• [WORK INSTRUCTIONS]: Retype the data exactly, from its first line to the line containing "value added per", including both, and skip any picture.

• [PROVIDED MATERIAL]:
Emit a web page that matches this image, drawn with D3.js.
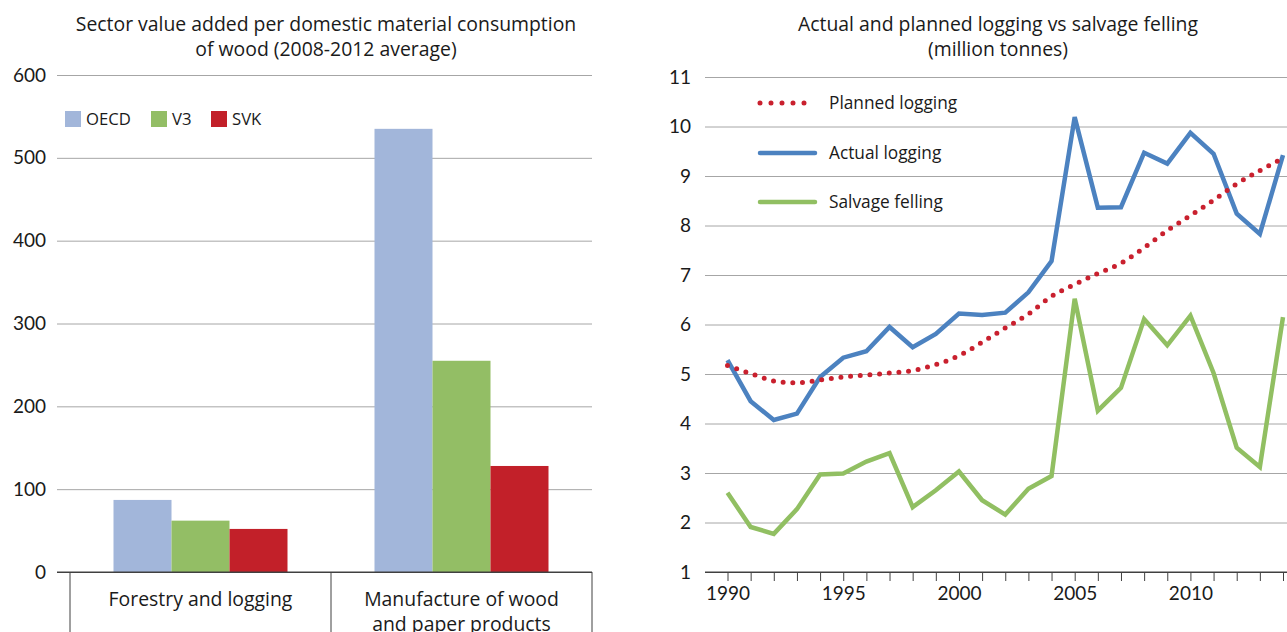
<!DOCTYPE html>
<html>
<head>
<meta charset="utf-8">
<script src="https://cdn.jsdelivr.net/npm/d3@7"></script>
<style>
  html, body { margin: 0; padding: 0; background: #fff; }
  svg { display: block; font-family: "Open Sans", "Lato", sans-serif; }
</style>
</head>
<body>
<svg id="chart" width="1287" height="632"></svg>
<script>
// ---------- Left chart data ----------
const barCategories = [["Forestry and logging"], ["Manufacture of wood", "and paper products"]];
const barSeries = ["OECD", "V3", "SVK"];
const oecdValues = [87, 535];
const v3Values = [62, 255];
const svkValues = [52, 128];
const barTicks = [0, 100, 200, 300, 400, 500, 600];
const barTitle = ["Sector value added per domestic material consumption", "of wood (2008-2012 average)"];

// ---------- Right chart data ----------
const years = [1990,1991,1992,1993,1994,1995,1996,1997,1998,1999,2000,2001,2002,2003,2004,2005,2006,2007,2008,2009,2010,2011,2012,2013,2014];
const plannedLogging = [5.17,5.01,4.86,4.82,4.88,4.94,4.98,5.02,5.07,5.19,5.37,5.64,5.93,6.21,6.57,6.81,7.03,7.24,7.55,7.90,8.20,8.51,8.84,9.11,9.36];
const actualLogging = [5.28,4.45,4.07,4.20,4.94,5.33,5.46,5.95,5.54,5.81,6.22,6.19,6.24,6.65,7.28,10.19,8.36,8.37,9.47,9.25,9.87,9.45,8.24,7.83,9.42];
const salvageFelling = [2.60,1.91,1.77,2.27,2.97,2.99,3.23,3.40,2.31,2.65,3.03,2.45,2.16,2.68,2.94,6.52,4.26,4.72,6.11,5.58,6.18,5.02,3.51,3.12,6.15];
const lineTicks = [1,2,3,4,5,6,7,8,9,10,11];
const yearLabels = [1990, 1995, 2000, 2005, 2010];
const lineSeriesNames = ["Planned logging", "Actual logging", "Salvage felling"];
const lineTitle = ["Actual and planned logging vs salvage felling", "(million tonnes)"];

const svg = d3.select("#chart");
const textColor = "#1a1a1a";
const gridColor = "#a6a6a6";
const axisColor = "#404040";
const tickFont = "Lato, sans-serif";

// ================= LEFT CHART =================
const barColors = { OECD: "#a2b6da", V3: "#93be65", SVK: "#c22029" };
const yL = d3.scaleLinear().domain([0, 600]).range([572, 75]);
const xL = d3.scaleBand().domain(barCategories.map((d, i) => i)).range([70, 592]).paddingInner(0).paddingOuter(0);
const barW = 58;

const left = svg.append("g");

left.selectAll("text.title").data(barTitle).join("text")
  .attr("x", 326).attr("y", (d, i) => 31 + i * 25)
  .attr("text-anchor", "middle").attr("font-size", 19.4).attr("fill", textColor)
  .text(d => d);

// gridlines
const yAxisL = d3.axisLeft(yL).tickValues(barTicks).tickSize(-(592 - 57)).tickPadding(11).tickFormat(d3.format("d"));
const gL = left.append("g").attr("transform", "translate(57,0)").call(yAxisL);
gL.select(".domain").remove();
gL.selectAll(".tick line").attr("stroke", d => d === 0 ? axisColor : gridColor).attr("stroke-width", 1);
gL.selectAll(".tick text").attr("font-size", 19).attr("fill", textColor).attr("font-family", tickFont);

// bars
const barData = [];
barCategories.forEach((c, i) => {
  [oecdValues, v3Values, svkValues].forEach((arr, j) => {
    barData.push({ cat: i, series: barSeries[j], value: arr[i], j });
  });
});
left.selectAll("rect.bar").data(barData).join("rect")
  .attr("x", d => xL(d.cat) + (xL.bandwidth() - 3 * barW) / 2 + d.j * barW)
  .attr("width", barW)
  .attr("y", d => yL(d.value))
  .attr("height", d => yL(0) - yL(d.value))
  .attr("fill", d => barColors[d.series]);

// baseline redraw on top
left.append("line").attr("x1", 57).attr("x2", 592).attr("y1", yL(0)).attr("y2", yL(0)).attr("stroke", axisColor);

// category separators
const seps = [70, ...barCategories.map((d, i) => xL(i) + xL.bandwidth())];
left.selectAll("line.sep").data(seps).join("line")
  .attr("x1", d => d).attr("x2", d => d).attr("y1", yL(0)).attr("y2", 632)
  .attr("stroke", axisColor);

// category labels
barCategories.forEach((lines, i) => {
  left.append("text")
    .attr("x", xL(i) + xL.bandwidth() / 2).attr("y", 606)
    .attr("text-anchor", "middle").attr("font-size", 19.4).attr("fill", textColor)
    .selectAll("tspan").data(lines).join("tspan")
    .attr("x", xL(i) + xL.bandwidth() / 2).attr("dy", (d, k) => k === 0 ? 0 : 25)
    .text(d => d);
});

// legend
const legX = [65, 151, 211];
barSeries.forEach((s, i) => {
  left.append("rect").attr("x", legX[i]).attr("y", 111).attr("width", 16).attr("height", 16).attr("fill", barColors[s]);
  left.append("text").attr("x", legX[i] + 21).attr("y", 125).attr("font-size", 16.7).attr("fill", textColor).text(s);
});

// ================= RIGHT CHART =================
const lineColors = { planned: "#c9202e", actual: "#4c82c0", salvage: "#91bf62" };
const yR = d3.scaleLinear().domain([1, 11]).range([572, 77]);
const xR = d3.scaleLinear().domain([1990, 2014]).range([727.5, 1283]);

const right = svg.append("g");

right.selectAll("text.title").data(lineTitle).join("text")
  .attr("x", 998).attr("y", (d, i) => 31 + i * 25)
  .attr("text-anchor", "middle").attr("font-size", 19.4).attr("fill", textColor)
  .text(d => d);

const yAxisR = d3.axisLeft(yR).tickValues(lineTicks).tickSize(-(1287 - 705)).tickPadding(14).tickFormat(d3.format("d"));
const gR = right.append("g").attr("transform", "translate(705,0)").call(yAxisR);
gR.select(".domain").remove();
gR.selectAll(".tick line").attr("stroke", d => d === 1 ? axisColor : gridColor).attr("stroke-width", 1);
gR.selectAll(".tick text").attr("font-size", 19).attr("fill", textColor).attr("font-family", tickFont);

// x axis
const xAxisR = d3.axisBottom(xR).tickValues(years).tickSize(9).tickPadding(6)
  .tickFormat(d => yearLabels.includes(d) ? d : "");
const gX = right.append("g").attr("transform", `translate(0,${yR(1)})`).call(xAxisR);
gX.select(".domain").remove();
gX.selectAll(".tick line").attr("stroke", axisColor);
gX.selectAll(".tick text").attr("font-size", 19).attr("fill", textColor).attr("font-family", tickFont);
right.append("line").attr("x1", 705).attr("x2", 1287).attr("y1", yR(1)).attr("y2", yR(1)).attr("stroke", axisColor);

const lineGen = d3.line().x((d, i) => xR(years[i])).y(d => yR(d)).curve(d3.curveLinear);
const smoothGen = d3.line().x((d, i) => xR(years[i])).y(d => yR(d)).curve(d3.curveMonotoneX);

right.append("path").datum(salvageFelling).attr("d", lineGen)
  .attr("fill", "none").attr("stroke", lineColors.salvage).attr("stroke-width", 4.5).attr("stroke-linejoin", "miter");
right.append("path").datum(actualLogging).attr("d", lineGen)
  .attr("fill", "none").attr("stroke", lineColors.actual).attr("stroke-width", 4.5).attr("stroke-linejoin", "miter");
right.append("path").datum(plannedLogging).attr("d", smoothGen)
  .attr("fill", "none").attr("stroke", lineColors.planned).attr("stroke-width", 5)
  .attr("stroke-linecap", "round").attr("stroke-dasharray", "0 9.7");

// legend
const legItems = [
  { name: lineSeriesNames[0], color: lineColors.planned, dashed: true, y: 103 },
  { name: lineSeriesNames[1], color: lineColors.actual, dashed: false, y: 153 },
  { name: lineSeriesNames[2], color: lineColors.salvage, dashed: false, y: 202 }
];
legItems.forEach(it => {
  const l = right.append("line").attr("x1", 760).attr("x2", 815).attr("y1", it.y).attr("y2", it.y)
    .attr("stroke", it.color).attr("stroke-linecap", "round");
  if (it.dashed) l.attr("stroke-width", 5).attr("stroke-dasharray", "0 11");
  else l.attr("stroke-width", 4.5);
  right.append("text").attr("x", 829).attr("y", it.y + 6).attr("font-size", 17.3).attr("fill", textColor).text(it.name);
});
</script>
</body>
</html>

• [TASK RESPONSE]:
Emit a web page that matches this image, drawn with D3.js.
<!DOCTYPE html>
<html>
<head>
<meta charset="utf-8">
<script src="https://cdn.jsdelivr.net/npm/d3@7"></script>
<style>
  html, body { margin: 0; padding: 0; background: #fff; }
  svg { display: block; font-family: "Open Sans", "Lato", sans-serif; }
</style>
</head>
<body>
<svg id="chart" width="1287" height="632"></svg>
<script>
// ---------- Left chart data ----------
const barCategories = [["Forestry and logging"], ["Manufacture of wood", "and paper products"]];
const barSeries = ["OECD", "V3", "SVK"];
const oecdValues = [87, 535];
const v3Values = [62, 255];
const svkValues = [52, 128];
const barTicks = [0, 100, 200, 300, 400, 500, 600];
const barTitle = ["Sector value added per domestic material consumption", "of wood (2008-2012 average)"];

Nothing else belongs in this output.